Kite has never been able to put the crown on his own head with the great shot at the ideal moment. Still, he's picked up lessons along the way. "Hubert Green and I tried to figure out how we could win the Masters despite hitting wedges into so many par-5s that the big guys reach in two," said Kite. "Hubert said, 'Sooner or later, you have to beat 'em on the hard holes. You just have to pick your spots.' So, Hubert always went right at the pin at No. 11 {the only hole so scary Ben Hogan aimed to the right of the green}."
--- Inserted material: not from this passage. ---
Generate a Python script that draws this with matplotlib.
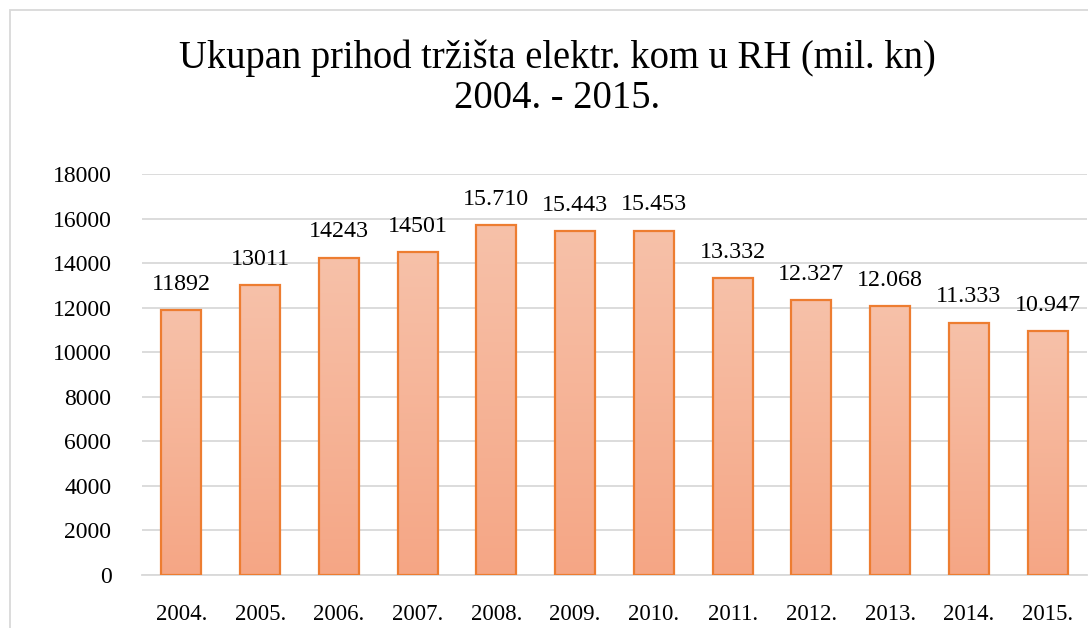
import numpy as np
import matplotlib
matplotlib.use("Agg")
import matplotlib.pyplot as plt
from matplotlib.colors import LinearSegmentedColormap
from matplotlib.patches import Rectangle

years = ["2004.", "2005.", "2006.", "2007.", "2008.", "2009.", "2010.",
         "2011.", "2012.", "2013.", "2014.", "2015."]
values = [11892, 13011, 14243, 14501, 15710, 15443, 15453,
          13332, 12327, 12068, 11333, 10947]
value_labels = ["11892", "13011", "14243", "14501", "15.710", "15.443", "15.453",
                "13.332", "12.327", "12.068", "11.333", "10.947"]
yticks = [0, 2000, 4000, 6000, 8000, 10000, 12000, 14000, 16000, 18000]

plt.rcParams['font.family'] = ['Liberation Serif', 'DejaVu Serif']

fig = plt.figure(figsize=(10.88, 6.28), dpi=100)
fig.patch.set_facecolor('white')

# outer chart border (partially cropped)
fig.add_artist(Rectangle((10/1088, -0.1), 1.2, (628-10)/628 + 0.1,
                         transform=fig.transFigure, fill=False,
                         edgecolor='#D9D9D9', linewidth=1.3))

ax = fig.add_axes([142/1088, 1-575/628, (1087-142)/1088, (575-174)/628])
x = np.arange(len(years))
width = 0.51
cmap = LinearSegmentedColormap.from_list('g', ['#F5A685', '#F7C1A9'])
grad = np.linspace(0, 1, 256).reshape(-1, 1)

bars = ax.bar(x, values, width=width, facecolor='none', edgecolor='#ED7D31',
              linewidth=1.6, zorder=3)
for b in bars:
    x0, w, h = b.get_x(), b.get_width(), b.get_height()
    ax.imshow(grad, cmap=cmap, origin='lower', aspect='auto',
              extent=[x0, x0 + w, 0, h], zorder=2, interpolation='bicubic')

for xi, v, lab in zip(x, values, value_labels):
    ax.annotate(lab, (xi, v), xytext=(0, 11), textcoords='offset points',
                ha='center', va='bottom', fontsize=17.3, color='#000000')

ax.set_xlim(-0.5, len(years) - 0.5)
ax.set_ylim(0, 18000)
ax.set_yticks(yticks)
ax.set_yticklabels([str(t) for t in yticks], fontsize=17)
ax.set_xticks(x)
ax.set_xticklabels(years, fontsize=16.5)
ax.tick_params(axis='both', length=0, colors='#000000')
ax.tick_params(axis='y', pad=22)
ax.tick_params(axis='x', pad=21)
ax.grid(axis='y', color='#D9D9D9', linewidth=1.3, zorder=0)
ax.set_axisbelow(True)
for s in ['top', 'right', 'left']:
    ax.spines[s].set_visible(False)
ax.spines['bottom'].set_color('#D9D9D9')
ax.spines['bottom'].set_linewidth(1.3)

fig.text(557/1088, 1-58/628, "Ukupan prihod tržišta elektr. kom u RH (mil. kn)",
         ha='center', va='center', fontsize=27.8)
fig.text(557/1088, 1-98/628, "2004. - 2015.",
         ha='center', va='center', fontsize=27.8)

fig.savefig("out.png", dpi=100, facecolor='white')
On Sunday, Kite picked his spot perfectly. Leading by two shots, he decided not to play safe at the chancy, 454-yard 12th hole. "I'm basically conservative. But at times, you feel good over it and you just have to say, 'Let's go get 'em.' " Kite blanketed the stick, made birdie, got excited, eagled the next hole with a 40-foot putt and waltzed home a seven-shot winner, the biggest victory margin on the PGA Tour this year.

At Olympic, Norman figures to find a course that's more like Avenel than Congressional. He can't repeat his basic Washington mistake. Four holes at Avenel have obvious watery danger and caused the most double bogeys for the Kemper field -- Nos. 4, 9, 10 and 12. Norman went at them hellbent and was over par for the week on each (six over par in all). Kite played cautiously on those holes and was three under par.

Norman studies a course for birdies and eagles. He'd be wiser to analyze it for potential birdies and double bogeys. When will he stop trying for 375-yard downhill tee shots at No. 10 at the Masters? Every year, he gets a double bogey in the woods there, if not two. Yes, it may be the most dramatic tee shot anywhere, with that plunging dogleg and 100 yards of roll rewarding the perfect monster draw. But Norman just can't pull it off frequently enough. And he won't admit it.

If Kite can discover a dash of the heroic in himself, it may not be too late for him to add a major title as the capstone to an almost great career.

If Norman can unearth some of Kite's tactical modesty on those few holes on every course that just don't suit him, he might yet harness his great engine of a game. Then, golf would have a truly dominant star for what's left of the 1980s.